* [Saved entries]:
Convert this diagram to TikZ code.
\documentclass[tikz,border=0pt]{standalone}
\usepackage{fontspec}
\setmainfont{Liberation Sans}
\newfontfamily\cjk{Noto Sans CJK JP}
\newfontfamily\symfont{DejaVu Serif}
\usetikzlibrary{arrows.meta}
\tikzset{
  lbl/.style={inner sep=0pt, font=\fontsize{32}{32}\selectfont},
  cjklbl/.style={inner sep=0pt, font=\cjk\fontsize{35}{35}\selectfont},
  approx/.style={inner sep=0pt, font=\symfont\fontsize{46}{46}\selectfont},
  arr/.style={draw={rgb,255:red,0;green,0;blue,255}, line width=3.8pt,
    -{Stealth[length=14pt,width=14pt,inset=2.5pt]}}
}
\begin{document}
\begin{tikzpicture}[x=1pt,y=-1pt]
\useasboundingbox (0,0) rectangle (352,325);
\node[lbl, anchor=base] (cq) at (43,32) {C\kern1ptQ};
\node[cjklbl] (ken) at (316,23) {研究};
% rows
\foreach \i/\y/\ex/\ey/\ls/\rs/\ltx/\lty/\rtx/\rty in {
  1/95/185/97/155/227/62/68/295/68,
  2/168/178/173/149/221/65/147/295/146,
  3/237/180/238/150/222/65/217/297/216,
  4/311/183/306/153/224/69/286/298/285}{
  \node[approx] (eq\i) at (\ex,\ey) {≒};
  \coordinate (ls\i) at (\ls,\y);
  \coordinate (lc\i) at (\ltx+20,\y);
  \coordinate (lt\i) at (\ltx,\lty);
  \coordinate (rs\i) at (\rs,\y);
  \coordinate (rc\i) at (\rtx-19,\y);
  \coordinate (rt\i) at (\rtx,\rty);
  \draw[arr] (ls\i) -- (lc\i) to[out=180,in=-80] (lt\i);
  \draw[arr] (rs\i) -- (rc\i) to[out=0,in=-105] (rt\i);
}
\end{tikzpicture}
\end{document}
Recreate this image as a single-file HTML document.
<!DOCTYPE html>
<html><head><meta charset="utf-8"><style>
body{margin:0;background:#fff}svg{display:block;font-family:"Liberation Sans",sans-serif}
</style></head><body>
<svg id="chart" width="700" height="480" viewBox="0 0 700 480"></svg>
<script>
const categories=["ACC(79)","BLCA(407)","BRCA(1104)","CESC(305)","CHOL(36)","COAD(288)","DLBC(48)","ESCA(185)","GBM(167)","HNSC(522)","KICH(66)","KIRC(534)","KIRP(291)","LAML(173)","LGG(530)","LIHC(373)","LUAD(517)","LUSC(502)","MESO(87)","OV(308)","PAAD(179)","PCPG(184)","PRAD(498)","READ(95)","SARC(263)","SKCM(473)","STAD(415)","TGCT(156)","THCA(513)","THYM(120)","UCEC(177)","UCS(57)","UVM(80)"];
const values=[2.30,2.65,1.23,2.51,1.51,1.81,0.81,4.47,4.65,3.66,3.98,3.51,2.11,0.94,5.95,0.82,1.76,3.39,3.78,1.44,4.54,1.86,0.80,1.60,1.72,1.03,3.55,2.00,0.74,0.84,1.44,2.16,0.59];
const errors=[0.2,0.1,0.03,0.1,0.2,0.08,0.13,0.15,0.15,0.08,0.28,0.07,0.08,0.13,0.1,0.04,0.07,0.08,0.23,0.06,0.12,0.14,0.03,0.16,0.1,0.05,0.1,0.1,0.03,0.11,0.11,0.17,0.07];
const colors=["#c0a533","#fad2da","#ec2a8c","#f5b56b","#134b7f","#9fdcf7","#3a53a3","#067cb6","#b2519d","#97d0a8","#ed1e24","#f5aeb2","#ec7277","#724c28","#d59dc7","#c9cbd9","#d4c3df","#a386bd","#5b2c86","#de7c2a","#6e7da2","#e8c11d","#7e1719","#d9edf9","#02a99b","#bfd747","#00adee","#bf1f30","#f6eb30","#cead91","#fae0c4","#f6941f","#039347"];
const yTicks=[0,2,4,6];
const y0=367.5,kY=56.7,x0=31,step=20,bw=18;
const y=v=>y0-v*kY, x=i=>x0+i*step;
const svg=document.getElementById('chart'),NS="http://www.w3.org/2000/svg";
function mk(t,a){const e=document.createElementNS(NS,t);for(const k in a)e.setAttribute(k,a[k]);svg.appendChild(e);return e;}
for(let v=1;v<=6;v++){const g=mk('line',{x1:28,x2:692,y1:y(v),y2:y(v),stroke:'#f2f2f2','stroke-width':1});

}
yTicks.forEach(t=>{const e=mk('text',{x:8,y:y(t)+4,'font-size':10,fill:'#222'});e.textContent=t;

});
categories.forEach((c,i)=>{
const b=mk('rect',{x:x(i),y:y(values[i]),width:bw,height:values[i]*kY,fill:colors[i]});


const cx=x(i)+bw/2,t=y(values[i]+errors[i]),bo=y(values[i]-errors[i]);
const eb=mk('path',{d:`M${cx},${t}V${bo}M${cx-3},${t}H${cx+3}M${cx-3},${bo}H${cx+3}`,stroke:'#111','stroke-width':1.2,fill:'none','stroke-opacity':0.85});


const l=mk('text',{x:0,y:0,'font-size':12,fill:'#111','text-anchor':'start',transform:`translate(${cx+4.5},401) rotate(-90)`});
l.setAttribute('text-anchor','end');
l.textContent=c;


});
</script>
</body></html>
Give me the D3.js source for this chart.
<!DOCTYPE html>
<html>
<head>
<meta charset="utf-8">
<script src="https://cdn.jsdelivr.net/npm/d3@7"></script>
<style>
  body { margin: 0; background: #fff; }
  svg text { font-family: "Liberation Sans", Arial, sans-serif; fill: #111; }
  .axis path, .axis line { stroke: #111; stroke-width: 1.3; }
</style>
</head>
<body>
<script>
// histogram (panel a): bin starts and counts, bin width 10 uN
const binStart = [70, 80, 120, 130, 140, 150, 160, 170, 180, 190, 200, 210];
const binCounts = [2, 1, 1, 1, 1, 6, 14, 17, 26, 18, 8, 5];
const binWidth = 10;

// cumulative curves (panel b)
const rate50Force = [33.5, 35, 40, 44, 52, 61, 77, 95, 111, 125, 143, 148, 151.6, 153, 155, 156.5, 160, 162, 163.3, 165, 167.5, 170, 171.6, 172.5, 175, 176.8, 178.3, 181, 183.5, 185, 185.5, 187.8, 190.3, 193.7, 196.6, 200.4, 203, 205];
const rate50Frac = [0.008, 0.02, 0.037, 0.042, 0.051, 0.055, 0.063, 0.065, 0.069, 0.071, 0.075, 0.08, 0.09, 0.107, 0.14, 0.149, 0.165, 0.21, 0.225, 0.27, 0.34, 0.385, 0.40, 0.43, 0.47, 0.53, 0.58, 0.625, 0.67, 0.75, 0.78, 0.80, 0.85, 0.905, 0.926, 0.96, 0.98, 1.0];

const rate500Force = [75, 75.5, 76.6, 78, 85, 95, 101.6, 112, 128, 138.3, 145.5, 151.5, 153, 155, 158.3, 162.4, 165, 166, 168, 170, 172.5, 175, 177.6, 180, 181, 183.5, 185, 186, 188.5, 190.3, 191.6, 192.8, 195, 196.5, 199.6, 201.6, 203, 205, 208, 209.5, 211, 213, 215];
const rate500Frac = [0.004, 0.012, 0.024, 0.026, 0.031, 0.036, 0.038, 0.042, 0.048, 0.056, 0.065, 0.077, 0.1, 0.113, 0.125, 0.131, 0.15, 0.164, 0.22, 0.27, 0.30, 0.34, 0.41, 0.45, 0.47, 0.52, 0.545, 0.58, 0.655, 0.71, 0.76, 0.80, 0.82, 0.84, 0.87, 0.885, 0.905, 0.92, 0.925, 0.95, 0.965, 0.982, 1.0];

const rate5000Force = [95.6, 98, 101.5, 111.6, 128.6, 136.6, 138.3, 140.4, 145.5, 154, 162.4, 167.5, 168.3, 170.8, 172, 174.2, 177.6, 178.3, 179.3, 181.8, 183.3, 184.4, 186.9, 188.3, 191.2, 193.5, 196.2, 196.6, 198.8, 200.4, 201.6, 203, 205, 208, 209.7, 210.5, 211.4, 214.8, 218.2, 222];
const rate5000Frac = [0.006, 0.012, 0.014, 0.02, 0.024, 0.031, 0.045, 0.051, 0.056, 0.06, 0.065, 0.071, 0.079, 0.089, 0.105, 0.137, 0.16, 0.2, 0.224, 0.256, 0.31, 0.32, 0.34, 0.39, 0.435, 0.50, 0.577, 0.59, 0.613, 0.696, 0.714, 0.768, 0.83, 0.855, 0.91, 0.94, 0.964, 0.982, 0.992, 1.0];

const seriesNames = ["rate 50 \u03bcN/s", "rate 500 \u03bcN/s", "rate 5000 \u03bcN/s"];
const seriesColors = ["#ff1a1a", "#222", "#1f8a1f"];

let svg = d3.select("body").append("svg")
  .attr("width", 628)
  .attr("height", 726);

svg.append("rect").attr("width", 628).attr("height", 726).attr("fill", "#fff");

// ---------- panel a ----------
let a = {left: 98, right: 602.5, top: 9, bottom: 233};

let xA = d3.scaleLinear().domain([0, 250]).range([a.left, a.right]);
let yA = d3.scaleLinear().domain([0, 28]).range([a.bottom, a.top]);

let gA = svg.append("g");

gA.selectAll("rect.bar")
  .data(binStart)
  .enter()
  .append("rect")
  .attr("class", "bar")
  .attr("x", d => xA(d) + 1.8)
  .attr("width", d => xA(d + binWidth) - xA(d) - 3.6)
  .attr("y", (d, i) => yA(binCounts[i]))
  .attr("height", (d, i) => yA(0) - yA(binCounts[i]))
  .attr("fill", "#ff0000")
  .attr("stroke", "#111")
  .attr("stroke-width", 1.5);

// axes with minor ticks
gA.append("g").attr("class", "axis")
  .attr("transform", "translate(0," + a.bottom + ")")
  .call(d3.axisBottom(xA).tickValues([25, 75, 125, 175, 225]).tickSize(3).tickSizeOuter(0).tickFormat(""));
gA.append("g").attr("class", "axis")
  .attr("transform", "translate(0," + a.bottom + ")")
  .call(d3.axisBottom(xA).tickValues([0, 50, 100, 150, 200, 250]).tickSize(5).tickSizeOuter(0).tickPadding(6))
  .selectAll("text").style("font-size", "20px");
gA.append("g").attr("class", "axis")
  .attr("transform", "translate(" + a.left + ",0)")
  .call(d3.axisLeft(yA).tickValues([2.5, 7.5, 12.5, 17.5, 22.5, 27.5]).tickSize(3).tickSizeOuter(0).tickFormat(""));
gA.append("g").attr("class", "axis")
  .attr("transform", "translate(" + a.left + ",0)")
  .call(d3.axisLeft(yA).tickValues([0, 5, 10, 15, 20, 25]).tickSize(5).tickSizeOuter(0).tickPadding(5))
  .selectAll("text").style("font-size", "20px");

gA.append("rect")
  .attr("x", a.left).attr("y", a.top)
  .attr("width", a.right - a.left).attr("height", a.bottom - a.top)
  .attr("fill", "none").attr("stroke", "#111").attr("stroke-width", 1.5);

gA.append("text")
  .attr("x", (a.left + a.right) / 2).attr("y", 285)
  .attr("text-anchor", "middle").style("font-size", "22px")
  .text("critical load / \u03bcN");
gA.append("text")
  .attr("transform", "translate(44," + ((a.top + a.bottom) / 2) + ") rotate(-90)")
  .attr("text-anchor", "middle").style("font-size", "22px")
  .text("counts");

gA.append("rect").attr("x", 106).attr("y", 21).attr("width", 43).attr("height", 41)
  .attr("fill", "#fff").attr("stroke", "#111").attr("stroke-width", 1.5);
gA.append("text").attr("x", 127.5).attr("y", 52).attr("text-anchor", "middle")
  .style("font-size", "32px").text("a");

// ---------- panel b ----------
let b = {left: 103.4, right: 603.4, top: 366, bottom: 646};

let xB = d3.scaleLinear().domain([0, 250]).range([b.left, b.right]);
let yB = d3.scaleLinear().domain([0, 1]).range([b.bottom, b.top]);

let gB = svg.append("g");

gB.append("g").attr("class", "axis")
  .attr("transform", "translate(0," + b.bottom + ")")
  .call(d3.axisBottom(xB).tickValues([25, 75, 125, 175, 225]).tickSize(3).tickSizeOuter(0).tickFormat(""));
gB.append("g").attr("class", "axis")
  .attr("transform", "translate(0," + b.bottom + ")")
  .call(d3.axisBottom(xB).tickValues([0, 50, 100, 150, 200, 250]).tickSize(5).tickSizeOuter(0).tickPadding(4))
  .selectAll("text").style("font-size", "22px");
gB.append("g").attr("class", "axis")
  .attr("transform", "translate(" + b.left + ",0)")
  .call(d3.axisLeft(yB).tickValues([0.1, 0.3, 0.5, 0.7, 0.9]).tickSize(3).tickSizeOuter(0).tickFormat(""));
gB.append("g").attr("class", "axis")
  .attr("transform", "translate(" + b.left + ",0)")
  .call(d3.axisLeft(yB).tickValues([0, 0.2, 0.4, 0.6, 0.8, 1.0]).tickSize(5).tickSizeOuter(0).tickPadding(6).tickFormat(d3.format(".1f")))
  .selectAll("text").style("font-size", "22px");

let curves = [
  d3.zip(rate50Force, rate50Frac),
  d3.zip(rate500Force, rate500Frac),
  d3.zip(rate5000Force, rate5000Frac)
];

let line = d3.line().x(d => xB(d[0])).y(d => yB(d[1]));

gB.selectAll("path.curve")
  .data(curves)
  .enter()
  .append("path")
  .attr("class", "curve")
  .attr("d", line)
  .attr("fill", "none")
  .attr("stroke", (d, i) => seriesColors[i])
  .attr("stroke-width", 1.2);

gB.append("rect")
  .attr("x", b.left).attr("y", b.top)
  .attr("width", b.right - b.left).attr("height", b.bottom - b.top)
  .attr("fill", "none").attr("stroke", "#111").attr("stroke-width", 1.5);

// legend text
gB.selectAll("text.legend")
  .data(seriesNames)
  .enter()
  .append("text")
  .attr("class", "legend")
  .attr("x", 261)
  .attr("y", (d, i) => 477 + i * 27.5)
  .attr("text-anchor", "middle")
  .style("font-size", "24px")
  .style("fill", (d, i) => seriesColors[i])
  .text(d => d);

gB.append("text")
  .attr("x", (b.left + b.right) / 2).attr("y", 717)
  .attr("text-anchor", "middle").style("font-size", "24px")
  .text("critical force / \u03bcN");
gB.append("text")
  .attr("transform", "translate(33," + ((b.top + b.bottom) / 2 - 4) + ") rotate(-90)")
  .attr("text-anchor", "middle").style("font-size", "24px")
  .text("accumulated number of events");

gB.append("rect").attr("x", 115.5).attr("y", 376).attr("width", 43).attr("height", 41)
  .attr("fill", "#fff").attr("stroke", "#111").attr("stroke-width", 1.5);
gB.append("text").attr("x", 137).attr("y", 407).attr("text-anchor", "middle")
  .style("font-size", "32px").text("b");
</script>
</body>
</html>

* [Problem statement]: Pull out every line of the records above that contains the word "this".

* [Expected answer]:
Convert this diagram to TikZ code.
Recreate this image as a single-file HTML document.
Give me the D3.js source for this chart.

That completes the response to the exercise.